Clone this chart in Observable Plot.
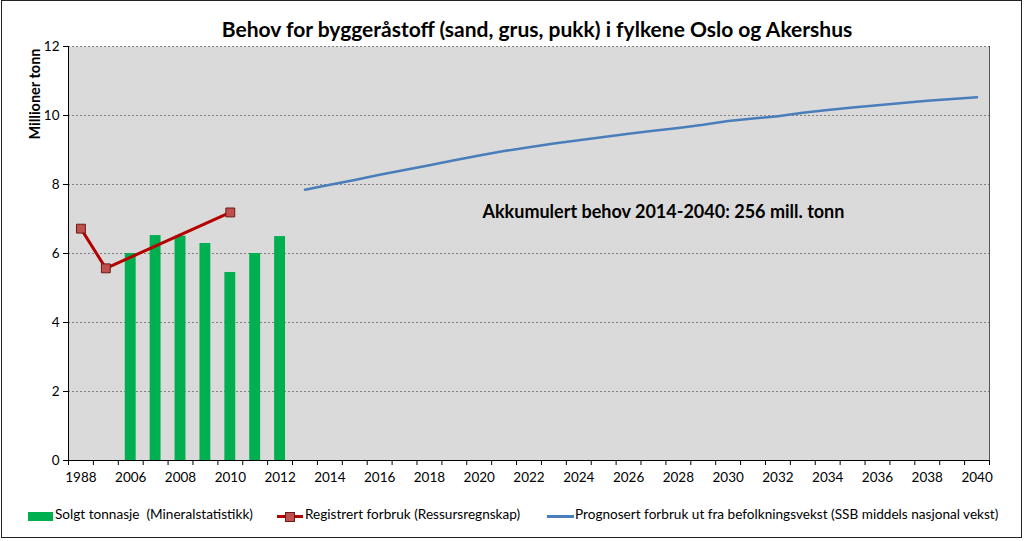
<!DOCTYPE html>
<html><head><meta charset="utf-8">
<script src="https://cdn.jsdelivr.net/npm/d3@7"></script>
<script src="https://cdn.jsdelivr.net/npm/@observablehq/plot@0.6"></script>
<style>
body{margin:0;background:#fff;}
#wrap{position:relative;width:1024px;height:541px;font-family:Lato,"Open Sans",sans-serif;color:#000;overflow:hidden;}
#border{position:absolute;left:1px;top:0px;width:1019px;height:536px;border:1.5px solid #222;pointer-events:none;}
#title{position:absolute;left:0;top:16px;width:1074px;text-align:center;font-weight:bold;font-size:21px;white-space:nowrap;}
#chart{position:absolute;left:0;top:0;}
.lg{position:absolute;top:506px;font-size:13.6px;white-space:pre;}
.sw{position:absolute;}
</style></head><body>
<div id="wrap">
  <div id="chart"></div>
  <div id="title">Behov for byggeråstoff (sand, grus, pukk) i fylkene Oslo og Akershus</div>
  <div id="legend"></div>
  <div id="border"></div>
</div>
<script>
const categories = ["1988","1999","2006","2007","2008","2009","2010","2011","2012","2013","2014","2015","2016","2017","2018","2019","2020","2021","2022","2023","2024","2025","2026","2027","2028","2029","2030","2031","2032","2033","2034","2035","2036","2037","2038","2039","2040"];
const xTickLabels = ["1988","2006","2008","2010","2012","2014","2016","2018","2020","2022","2024","2026","2028","2030","2032","2034","2036","2038","2040"];
const yTicks = [0,2,4,6,8,10,12];

const soldYears = ["2006","2007","2008","2009","2010","2011","2012"];
const soldValues = [6.0,6.52,6.5,6.29,5.45,6.0,6.49];

const registeredYears = ["1988","1999","2010"];
const registeredValues = [6.72,5.57,7.19];

const forecastYears = ["2013","2014","2015","2016","2017","2018","2019","2020","2021","2022","2023","2024","2025","2026","2027","2028","2029","2030","2031","2032","2033","2034","2035","2036","2037","2038","2039","2040"];
const forecastValues = [7.85,7.99,8.13,8.28,8.42,8.56,8.70,8.84,8.97,9.08,9.19,9.28,9.38,9.47,9.56,9.64,9.73,9.84,9.91,9.98,10.08,10.16,10.23,10.30,10.36,10.43,10.48,10.53];

const seriesNames = ["Solgt tonnasje  (Mineralstatistikk)","Registrert forbruk (Ressursregnskap)","Prognosert forbruk ut fra befolkningsvekst (SSB middels nasjonal vekst)"];
const yLabel = "Millioner tonn";
const annotation = {text:"Akkumulert behov 2014-2040: 256 mill. tonn", x:"2027", y:7.2};

const W = 1024, H = 541, mL = 68, mR = 35, mT = 46, mB = 81;
const step = (W - mL - mR) / categories.length;

const sold = soldYears.map((year,i)=>({year, value: soldValues[i]}));
const reg = registeredYears.map((year,i)=>({year, value: registeredValues[i]}));
const fc = forecastYears.map((year,i)=>({year, value: forecastValues[i]}));

const fontFam = "Lato, 'Open Sans', sans-serif";

const chart = Plot.plot({
  width: W, height: H,
  marginLeft: mL, marginRight: mR, marginTop: mT, marginBottom: mB,
  style: {fontFamily: fontFam, fontSize: "13px", color:"#000", background:"transparent"},
  x: {type:"band", domain: categories, padding: 0, axis: null},
  y: {domain:[0,12], axis: null},
  marks: [
    Plot.frame({fill:"#dadada", stroke:null}),
    Plot.gridY(yTicks.filter(d=>d>0), {stroke:"#808080", strokeOpacity:1, strokeDasharray:"2,2"}),
    Plot.frame({anchor:"right", stroke:"#555"}),
    Plot.barY(sold, {x:"year", y:"value", fill:"#00b050", insetLeft:7, insetRight:7}),
    Plot.line(fc, {x:"year", y:"value", stroke:"#4a7ebb", strokeWidth:2.5}),
    Plot.line(reg, {x:"year", y:"value", stroke:"#b40000", strokeWidth:3}),
    Plot.dot(reg, {x:"year", y:"value", symbol:"square", r:5, fill:"#c0504d", stroke:"#6b1a1a", strokeWidth:1}),
    Plot.text([annotation], {x:"x", y:"y", text:"text", fontSize:18, fontWeight:"bold", fill:"#000", dx:10}),
    Plot.ruleY([0], {stroke:"#000", strokeWidth:1}),
    Plot.frame({anchor:"left", stroke:"#000"}),
    Plot.axisY({ticks: yTicks, tickSize:5, tickPadding:4, label:null, fontSize:13.5, stroke:"#000"}),
    Plot.axisX({ticks: xTickLabels, tickSize:0, tickPadding:12, label:null, fontSize:13.5}),
    Plot.axisX({ticks: categories, tickSize:5, tickFormat: ()=>"", label:null, dx:-step/2, stroke:"#000"}),
    Plot.axisX({ticks: categories.slice(-1), tickSize:5, tickFormat: ()=>"", label:null, dx:step/2, stroke:"#000"}),
    Plot.text([yLabel], {frameAnchor:"top-left", text:d=>d, rotate:-90, textAnchor:"end", dx:-39, dy:2, fontWeight:"bold", fontSize:14.5, fill:"#000"})
  ]
});
document.getElementById("chart").appendChild(chart);

const lg = document.getElementById("legend");
lg.innerHTML = `
<div class="sw" style="left:28px;top:512px;width:25px;height:9px;background:#00b050"></div>
<div class="lg" style="left:55px">${seriesNames[0]}</div>
<div class="sw" style="left:277px;top:515px;width:26px;height:3px;background:#b40000"></div>
<div class="sw" style="left:285px;top:512px;width:8px;height:8px;background:#c0504d;border:1px solid #6b1a1a"></div>
<div class="lg" style="left:305px">${seriesNames[1]}</div>
<div class="sw" style="left:547px;top:515px;width:27px;height:3px;background:#4a7ebb"></div>
<div class="lg" style="left:575px">${seriesNames[2]}</div>`;
</script>
</body></html>
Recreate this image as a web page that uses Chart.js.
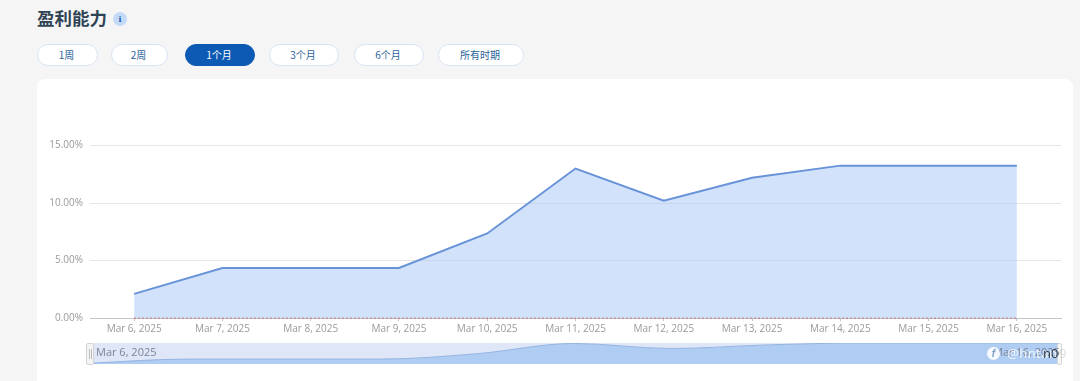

## [What needs to be done]
Search the data above for the string "this" and copy each line that has it.

## [Answer to the problem]
Clone this chart in Observable Plot.
Recreate this image as a web page that uses Chart.js.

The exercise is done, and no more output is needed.